Mary Roche Writes Up a Domestic Storm
Hello to the very foxy Ms. Mary Roche, who from 1944-1949 served as New York Times’ Home Editor/Interior Design columnist. Writing more than 500 articles for the Times within just 5 years, Roche touched on a wide range of home decor and design-related topics for the modern American housewife. While our girl worked at the Times, most of her contributions to the newspaper involved domestic spaces: you know, the dining room, the bathroom, kitchen, living room, the bedroom.

Mary Roche, 1929, photograph credit:
Bryn Mawr College Yearbook, Class of 1929
Writing exclusively on the home in the 1940’s may sound stifling (actual article titles include: Children’s Furniture, How To Judge Furniture, Modern Interiors, Decorating Ingenuity, Color Combinations), but our babe Ms. Roche totally owned it! Rich and creative in content, she wrote her pieces using the housewife’s space as a lens for in-depth and cutting-edge reports on things like contemporary trends, designers, artists, and architects, thereby allowing her readers to 1) make the hubby happy, but also 2) gain insight to a world extending far beyond the home interior.

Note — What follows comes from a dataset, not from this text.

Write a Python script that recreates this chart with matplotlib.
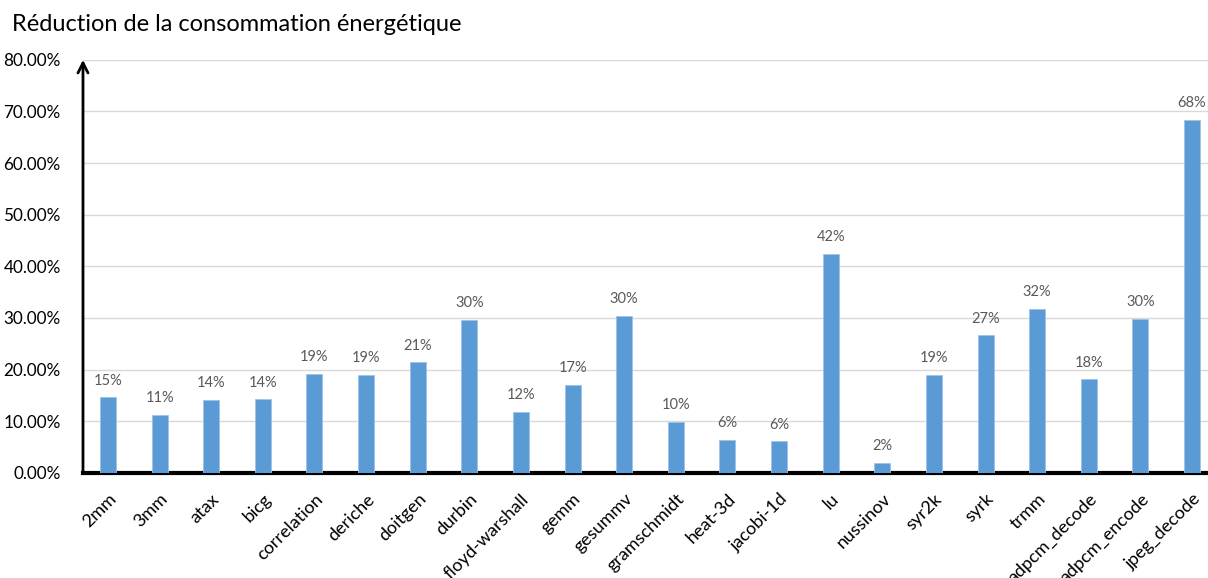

For the New York Times Roche both covered and interviewed creative figureheads like Skidmore, Owings & Merrill, Charles Eames, Dorothy Liebes, Egmont Arens, Raymond Loewy, Eero Saarinen, and George Nelson for Herman Miller to write on topics like bathroom design, children’s furniture design, DIY design, safety design, sound absorption design, fabric design, designing a room for your guest when there is no room, cordless iron design, knife design, refrigerator design, even low-cost housing design. Whew. I’m going to stop there.
In 1944, our girl received first prize in the annual Dorothy Dawe-American Furniture Mart Awards. You go, LADY! Roche also served as news editor for House Beautiful, managing director for Charm Magazine, and finally, she served as managing editor for House and Garden from 1958 until retiring in 1971. Ms. Roche died in 1977 at 69 years old.